Sri Lanka has imposed censorship on security-related mobile phone messages despite the withdrawal last year of tough emergency laws following the end of its separatist war with Tamil rebels.
The defence ministry’s Media Centre for National Security (MCNS) in a directive to media organisations said they must get prior approval to publish SMS news alerts “related to national security and security forces”.
The censorship, which was announced in a directive dated Friday but seen by AFP on Monday, appeared to be limited to SMS news alerts issued via mobile phones.
The directive came after reports of the killing Friday of three soldiers in the island’s north raised fears that the Tamil Tiger rebels, crushed in May 2009, were regathering to resume attacks.
However, tensions eased after the army announced that the killings were carried out by a soldier who later turned the gun on himself and no rebel activity was suspected.
“Any news related to national security and security forces [and] the police should get prior approval from the MCNS before dissemination,” MCNS director general Lakshman Hulugalle said in his directive.
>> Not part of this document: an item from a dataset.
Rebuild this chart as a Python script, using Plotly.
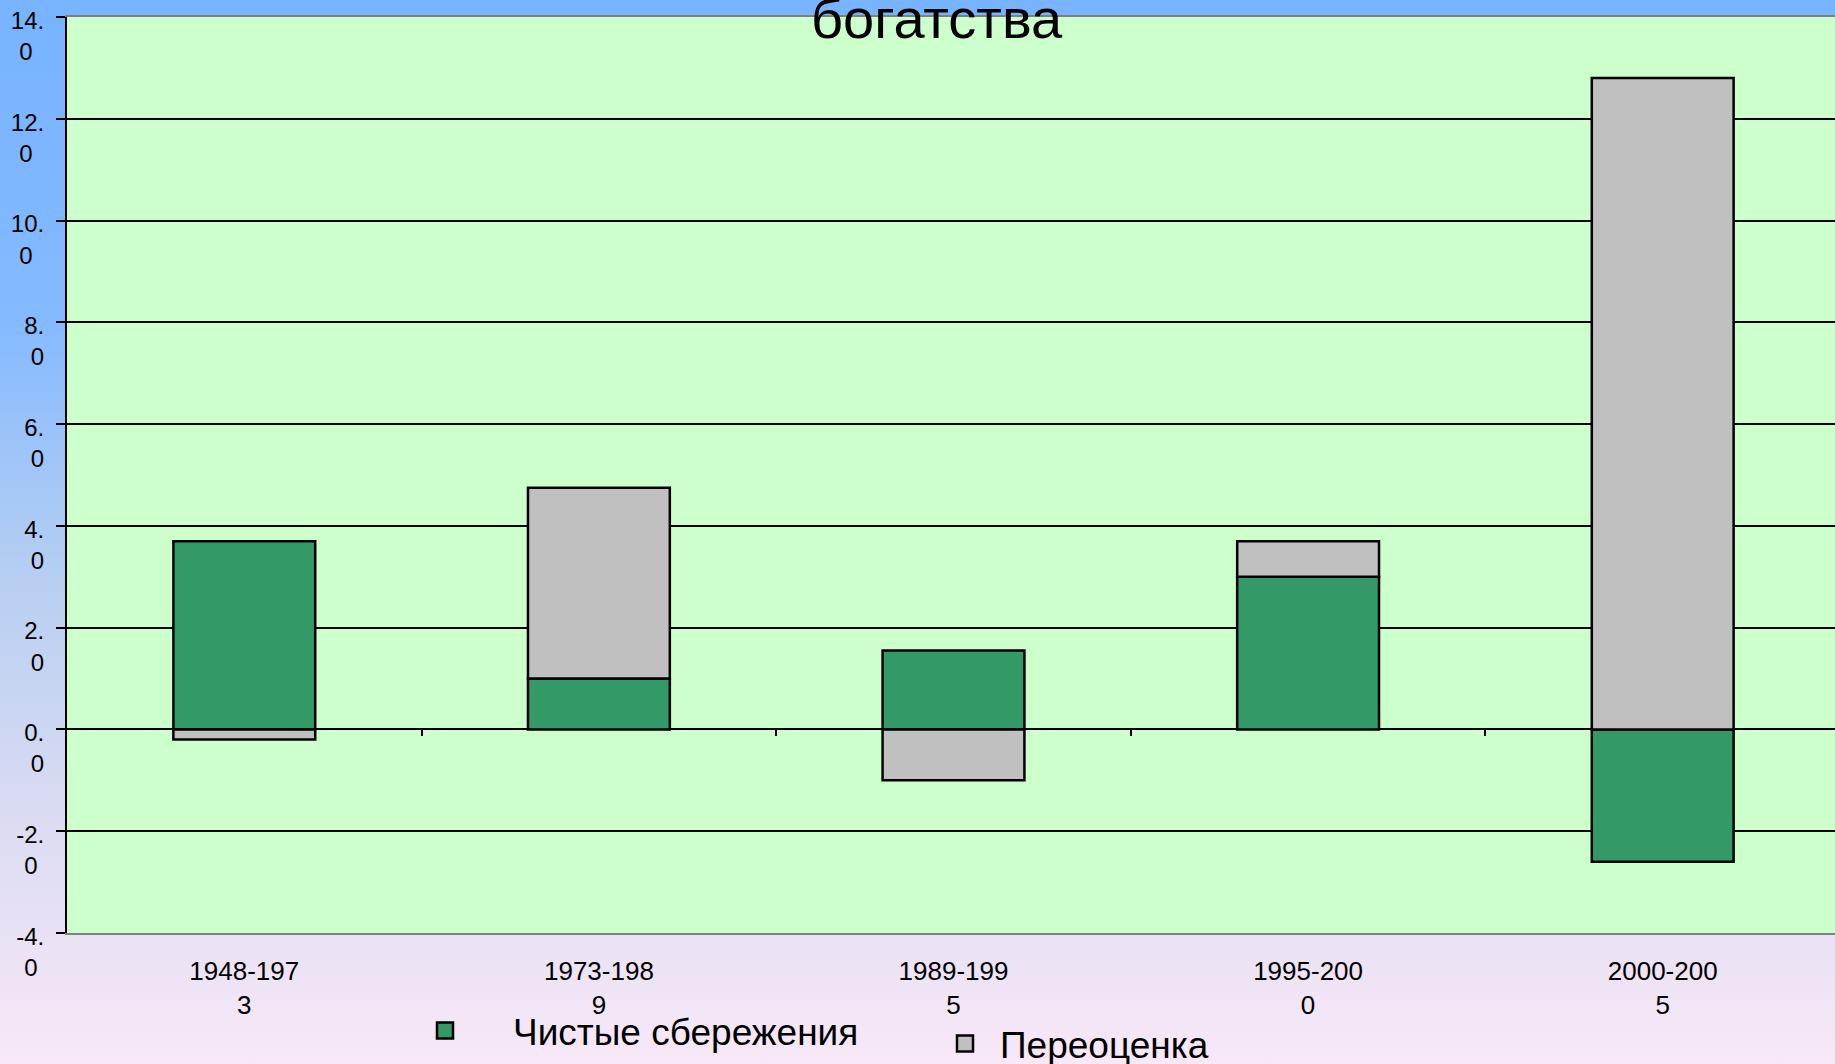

The government imposed censorship during the height of fighting between troops and Tamil Tiger rebels using emergency laws that were relaxed last August following intense international pressure.
It was not immediately clear what legal provisions were being used to censor SMS alerts.
The censorship directive came into immediate effect and applied to over a dozen news services. Sri Lanka’s five-player mobile industry has over 18-million subscribers.
Almost all major media outlets have their own SMS alerts to complement their mainstream radio, television and newspapers.
The directive came at a time when Sri Lanka is facing censure at the UN Human Rights Council in Geneva over its handling of the war against Tamil Tigers as well as its treatment of the independent media.
Some 17 journalists and media employees have been killed in Sri Lanka in the past decade, pro-opposition websites have been blocked and media organisations opposing government views have been attacked, according to rights groups.
International rights organisations say at least 40 000 civilians were killed in the final stages of the conflict, while the government insists not a single civilian was killed by security forces.—AFP.